It’s been a lovely, warm, sunny summer, the kind that turns a young woman’s thoughts to sitting in the garden and having a nice drink in the evening. So what was I doing, I asked myself, going into a dark room to watch a play about AIDS? It was totally against the whole concept of summertime. But what was I supposed to do? I’d said yes to the Finborough’s invite to see As Is before I’d even looked up anything about the play (or finished reading the email), so I had no one to blame but myself that I wasn’t heading off to see a comedy (or even a science fiction blockbuster, the other thing I like to see during this time of the year). I said yes because it was the first London production in 25 years of a play that had won an Obie … and, well, because I’d been invited. I don’t get on a lot of lists for press nights so I tend to feel immensely flattered when a theater I frequent considers ME a worthy. (And, dude, Stephen Frye was THREE SEATS OVER FROM ME – illustrious company indeed!)
Anyway, so into the cavern of gloom I went, dreading my evening of preaching, cliches, obvious plot twists, GOD ISSUE PLAYS HOW I HATE THEM. At least the air conditioning was working …
Things got off to a bit of a bad start, with a Jewish/Irish/Northern former nun (Clare Kissane, her accent was all over the place) bellowing her life story at us poor front row dwellers from one foot away. I was having a hard time suspending my disbelief and getting into any kind of story; I had a sudden fear the night was actually going to be actively bad. It wasn’t helped when the proper play actually started with Rich (Tom Colley) and Saul (David Poynor) having a a canned, hysterical breakup argument with each other, “who gets the copper pots/who gets the Barcelona chair.” Poynor overused a trembling hand to express stress and it all felt very heavy-handed. And somehow I just felt a sense of DOOM DOOM DOOM why did I ever come.

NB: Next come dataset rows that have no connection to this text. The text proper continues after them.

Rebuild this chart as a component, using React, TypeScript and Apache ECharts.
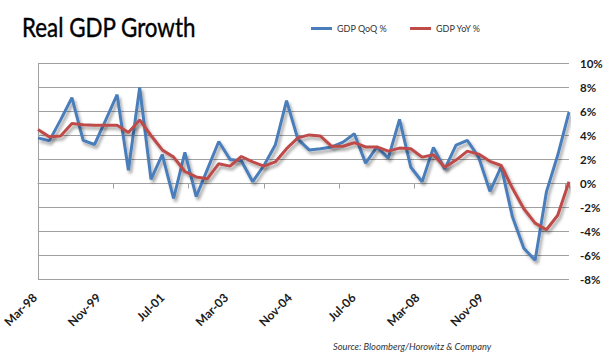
import React, { useEffect, useRef } from "react";
import * as echarts from "echarts";

// Quarterly data, Mar-98 .. Dec-09 (48 quarters)
const qoq: number[] = [
  3.8, 3.55, 5.3, 7.15, 3.6, 3.25, 5.3, 7.4, 1.1, 8.0, 0.35, 2.4,
  -1.25, 2.6, -1.1, 1.2, 3.5, 2.0, 1.9, 0.15, 1.5, 3.2, 6.9, 3.7,
  2.8, 2.9, 3.05, 3.45, 4.15, 1.7, 3.05, 2.1, 5.35, 1.35, 0.15, 3.0,
  1.2, 3.2, 3.6, 2.2, -0.65, 1.4, -2.8, -5.4, -6.4, -0.7, 2.35, 5.95,
];
const yoy: number[] = [
  4.5, 3.9, 3.95, 5.0, 4.9, 4.85, 4.85, 4.85, 4.25, 5.3, 4.0, 2.8,
  2.2, 1.0, 0.55, 0.4, 1.65, 1.45, 2.25, 1.8, 1.45, 1.8, 2.9, 3.8,
  4.05, 3.95, 3.1, 3.1, 3.4, 3.05, 3.05, 2.7, 2.95, 2.9, 2.2, 2.4,
  1.35, 1.95, 2.7, 2.45, 1.85, 1.5, -0.4, -2.1, -3.3, -3.85, -2.65, 0.15,
];
const tickLabels: string[] = ["Mar-98", "Nov-99", "Jul-01", "Mar-03", "Nov-04", "Jul-06", "Mar-08", "Nov-09"];
const seriesNames: string[] = ["GDP QoQ %", "GDP YoY %"];

const GRID = "#a0a0a0";

export default function App() {
  const ref = useRef<HTMLDivElement>(null);
  useEffect(() => {
    if (!ref.current) return;
    const chart = echarts.init(ref.current, undefined, { renderer: "svg" });
    const shadow = {
      shadowColor: "rgba(0,0,0,0.35)",
      shadowBlur: 3,
      shadowOffsetX: 2,
      shadowOffsetY: 3,
    };
    chart.setOption({
      animation: false,
      backgroundColor: "#ffffff",
      legend: {
        left: 311,
        top: 24,
        padding: 0,
        itemGap: 23,
        itemWidth: 21,
        itemHeight: 3,
        icon: "rect",
        data: seriesNames,
        textStyle: { fontFamily: "Lato", fontSize: 9, color: "#333" },
      },
      graphic: [
        {
          type: "text",
          x: 22,
          y: 14,
          scaleX: 0.86,
          style: {
            text: "Real GDP Growth",
            font: "normal 26px Lato",
            fill: "#000",
            stroke: "#000",
            lineWidth: 0.4,
          },
        },
        {
          type: "text",
          x: 333,
          y: 342,
          style: {
            text: "Source: Bloomberg/Horowitz & Company",
            font: "italic 9.3px Lato",
            fill: "#333",
          },
        },
      ],
      grid: [
        { left: 38, right: 41, top: 63.5, height: 216, containLabel: false },
        { left: 31, width: 450, top: 63.5, height: 216, containLabel: false },
      ],
      xAxis: [
        {
          type: "value",
          gridIndex: 0,
          min: 0,
          max: qoq.length - 1,
          interval: 20 / 3,
          splitLine: { show: false },
          axisLabel: { show: false },
          axisLine: { show: true, onZero: true, onZeroAxisIndex: 0, lineStyle: { color: GRID } },
          axisTick: { show: true, length: 5, lineStyle: { color: GRID } },
        },
        {
          type: "value",
          gridIndex: 1,
          min: 0,
          max: tickLabels.length - 1,
          interval: 1,
          splitLine: { show: false },
          axisLine: { show: false, onZero: false },
          axisTick: { show: false },
          axisLabel: {
            rotate: 45,
            margin: 16,
            hideOverlap: false,
            showMinLabel: true,
            showMaxLabel: true,
            formatter: (v: number) => tickLabels[Math.round(v)] ?? "",
            fontFamily: "Lato",
            fontWeight: "bold",
            fontSize: 12,
            color: "#1a1a1a",
          },
        },
      ],
      yAxis: [
        {
          type: "value",
          gridIndex: 0,
          position: "left",
          min: -8,
          max: 10,
          interval: 2,
          axisLabel: { show: false },
          axisTick: { show: false },
          axisLine: { show: true, lineStyle: { color: GRID } },
          splitLine: { show: true, lineStyle: { color: GRID, width: 1 } },
        },
        {
          type: "value",
          gridIndex: 0,
          position: "right",
          min: -8,
          max: 10,
          interval: 2,
          axisLine: { show: false },
          axisTick: { show: false },
          splitLine: { show: false },
          axisLabel: {
            formatter: "{value}%",
            align: "left",
            margin: 11,
            fontFamily: "Lato",
            fontWeight: "bold",
            fontSize: 11.5,
            color: "#1a1a1a",
          },
        },
        { type: "value", gridIndex: 1, show: false, min: 0, max: 1 },
      ],
      series: [
        {
          name: seriesNames[0],
          type: "line",
          xAxisIndex: 0,
          yAxisIndex: 0,
          data: qoq.map((v, i) => [i, v]),
          symbol: "none",
          color: "#4a7ebb",
          lineStyle: { width: 3, color: "#4a7ebb", ...shadow },
          z: 3,
        },
        {
          name: seriesNames[1],
          type: "line",
          xAxisIndex: 0,
          yAxisIndex: 0,
          data: yoy.map((v, i) => [i, v]),
          symbol: "none",
          color: "#be4b48",
          lineStyle: { width: 3, color: "#be4b48", ...shadow },
          z: 4,
        },
      ],
    });
    return () => chart.dispose();
  }, []);
  return (
    <div
      ref={ref}
      style={{ position: "fixed", left: 0, top: 0, width: 610, height: 363, background: "#fff" }}
    />
  );
}
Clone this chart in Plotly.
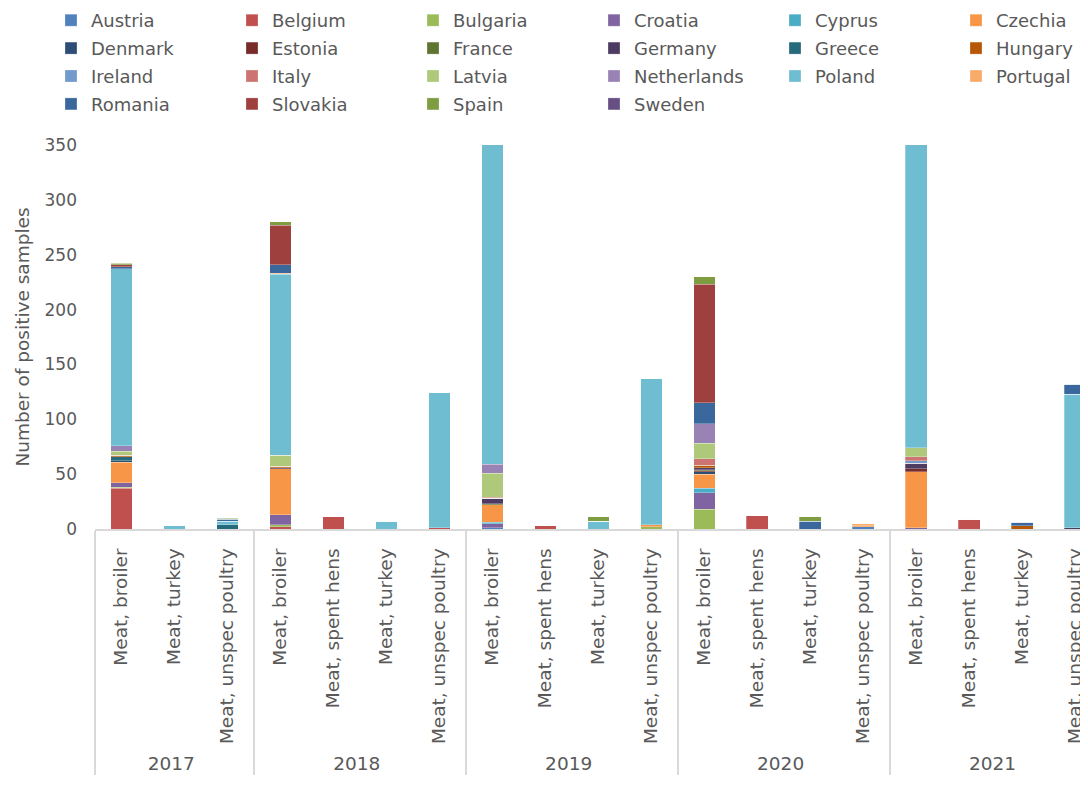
import plotly.graph_objects as go

years = ["2017"] * 3 + ["2018"] * 4 + ["2019"] * 4 + ["2020"] * 4 + ["2021"] * 4
types = (["Meat, broiler", "Meat, turkey", "Meat, unspec poultry"]
         + ["Meat, broiler", "Meat, spent hens", "Meat, turkey", "Meat, unspec poultry"] * 4)
type_order = ["Meat, broiler", "Meat, spent hens", "Meat, turkey", "Meat, unspec poultry"]

countries = ["Austria", "Belgium", "Bulgaria", "Croatia", "Cyprus", "Czechia",
             "Denmark", "Estonia", "France", "Germany", "Greece", "Hungary",
             "Ireland", "Italy", "Latvia", "Netherlands", "Poland", "Portugal",
             "Romania", "Slovakia", "Spain", "Sweden"]

#            17b 17t 17u 18b 18s 18t 18u 19b 19s 19t 19u 20b 20s 20t 20u 21b 21s 21t 21u
austria     = [0,  0,  0,  0,  0,  0,  0,  1,  0,  0,  0,  0,  0,  0,  2,  0,  0,  0,  0]
belgium     = [37, 0,  0,  2, 11,  0,  1,  0,  3,  0,  0,  0, 12,  0,  0,  0,  9,  0,  0]
bulgaria    = [1,  0,  0,  2,  0,  0,  0,  0,  0,  0,  2, 18,  0,  0,  0,  0,  0,  0,  0]
croatia     = [4,  0,  0,  9,  0,  0,  0,  4,  0,  0,  0, 15,  0,  0,  0,  1,  0,  0,  0]
cyprus      = [0,  0,  0,  0,  0,  0,  0,  1,  0,  0,  0,  4,  0,  0,  0,  0,  0,  0,  0]
czechia     = [19, 0,  0, 42,  0,  0,  0, 16,  0,  0,  2, 13,  0,  0,  1, 51,  0,  0,  0]
denmark     = [1,  0,  0,  0,  0,  0,  0,  0,  0,  0,  0,  2,  0,  0,  0,  0,  0,  0,  0]
estonia     = [0,  0,  0,  0,  0,  0,  0,  0,  0,  0,  0,  1,  0,  0,  0,  3,  0,  0,  0]
france      = [0,  0,  0,  0,  0,  0,  0,  1,  0,  0,  0,  1,  0,  0,  0,  0,  0,  0,  0]
germany     = [0,  0,  0,  1,  0,  0,  0,  5,  0,  0,  0,  2,  0,  0,  0,  5,  0,  0,  1]
greece      = [4,  0,  4,  0,  0,  0,  0,  0,  0,  0,  0,  0,  0,  0,  0,  0,  0,  0,  0]
hungary     = [1,  0,  0,  1,  0,  0,  0,  0,  0,  0,  0,  2,  0,  0,  0,  0,  0,  3,  0]
ireland     = [0,  0,  0,  0,  0,  0,  0,  0,  0,  0,  0,  0,  0,  0,  0,  2,  0,  0,  0]
italy       = [0,  0,  0,  0,  0,  0,  0,  1,  0,  0,  0,  6,  0,  0,  0,  4,  0,  0,  0]
latvia      = [4,  0,  0, 10,  0,  0,  0, 22,  0,  0,  0, 14,  0,  0,  0,  8,  0,  0,  0]
netherlands = [5,  0,  0,  0,  0,  0,  0,  8,  0,  0,  0, 18,  0,  0,  0,  0,  0,  0,  0]
poland      = [161, 3, 3, 165, 0,  7, 123, 310, 0, 7, 133, 0,  0,  0,  0, 300, 0,  0, 122]
portugal    = [0,  0,  0,  1,  0,  0,  0,  0,  0,  0,  0,  0,  0,  0,  2,  0,  0,  0,  0]
romania     = [2,  0,  2,  8,  0,  0,  0,  0,  0,  0,  0, 19,  0,  7,  0,  0,  0,  3,  9]
slovakia    = [2,  0,  0, 36,  0,  0,  0,  0,  0,  0,  0, 108, 0,  0,  0,  0,  0,  0,  0]
spain       = [1,  0,  1,  3,  0,  0,  0,  0,  0,  4,  0,  7,  0,  4,  0,  0,  0,  0,  0]
sweden      = [0,  0,  0,  0,  0,  0,  0,  0,  0,  0,  0,  0,  0,  0,  0,  0,  0,  0,  0]

series = [austria, belgium, bulgaria, croatia, cyprus, czechia, denmark, estonia,
          france, germany, greece, hungary, ireland, italy, latvia, netherlands,
          poland, portugal, romania, slovakia, spain, sweden]

colors = ["#4F81BD", "#C0504D", "#9BBB59", "#8064A2", "#4BACC6", "#F79646",
          "#2C4D75", "#772C2A", "#5F7530", "#4D3B62", "#276A7C", "#B65708",
          "#729ACA", "#CD7371", "#AFC97A", "#9983B5", "#6FBDD1", "#F9AB6B",
          "#3A679C", "#9E413E", "#7E9C40", "#664F82"]

FONT = "DejaVu Sans"
GREY = "#595959"

# page body has an 8px margin: figure is drawn from (8, 8)
W, H = 1080, 777
L, R, T, B = 87, 0, 137, 256
plot_w = W - L - R
plot_h = H - T - B

fig = go.Figure()
# helper (empty) trace that fixes the order of the inner category labels
fig.add_trace(go.Bar(
    x=[["2017", "2018", "2018", "2018"], type_order], y=[0, 0, 0, 0],
    showlegend=False, hoverinfo="skip", marker=dict(color="rgba(0,0,0,0)"),
))

NCOL = 6
legend_ids = ["legend"] + [f"legend{k}" for k in range(2, NCOL + 1)]
for i, (name, vals, col) in enumerate(zip(countries, series, colors)):
    fig.add_trace(go.Bar(
        x=[years, types], y=vals, name=name,
        marker=dict(color=col, line=dict(color="rgba(255,255,255,0.45)", width=0.6)),
        legend=legend_ids[i % NCOL], legendgroup=name,
    ))

col_text_x = [99 + 181 * k for k in range(NCOL)]
legend_top_page = 2
legends = {}
for k, lid in enumerate(legend_ids):
    left_fig = col_text_x[k] - 8 - 48
    legends[lid] = dict(
        orientation="v", xanchor="left", yanchor="top",
        x=(left_fig - L) / plot_w,
        y=1 + (T - (legend_top_page - 8)) / plot_h,
        font=dict(family=FONT, size=18, color=GREY),
        bgcolor="rgba(0,0,0,0)", traceorder="grouped", tracegroupgap=1.5,
        itemclick=False,
    )

fig.update_layout(
    barmode="stack",
    bargap=0.59,
    width=W, height=H,
    margin=dict(l=L, r=R, t=T, b=B, autoexpand=False),
    plot_bgcolor="white", paper_bgcolor="white",
    font=dict(family=FONT, size=16, color=GREY),
    showlegend=True,
    **legends,
)

fig.update_xaxes(
    type="multicategory",
    range=[-0.5, 18.24],
    tickangle=-90,
    ticklabelstandoff=10,
    tickfont=dict(family=FONT, size=18.5, color=GREY),
    showline=True, linecolor="#D9D9D9", linewidth=2,
    showgrid=False, ticks="",
    showdividers=True, dividercolor="#D9D9D9", dividerwidth=2,
)
fig.update_yaxes(
    range=[0, 350], dtick=50,
    showgrid=False, showline=False, zeroline=False, ticks="",
    ticklabelstandoff=17,
    tickfont=dict(family=FONT, size=17, color=GREY),
    title=dict(text="Number of positive samples",
               font=dict(family=FONT, size=18.5, color=GREY), standoff=10),
)

fig.write_html("out.html")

And then … that thing happened. It was the early 80s. In front of my eyes, I was seeing gay male culture in New York at a cultural peak, beautiful raw unfettered sexuality expressed in all of its manifest forms, a freedom experienced that had not been present for centuries. These gorgeous, yummy, smart (and sometimes stupid) men, reveling in the wonder of being alive and being human, were dancing and flirting and loving their lives in front of me … and everything was on the verge of change. Rich’s shallowness and desire to live a life that was meaningful for him was about to face-slam into a realization of the fallibility of human flesh. On a less personal scale, the societal movement toward greater acceptance and tolerance was being cut off by the fear of death and an easy willingness to re-ghettoize a population that was just teetering on societal acceptance. All of it, to me, seemed a paen to a lost era of joy.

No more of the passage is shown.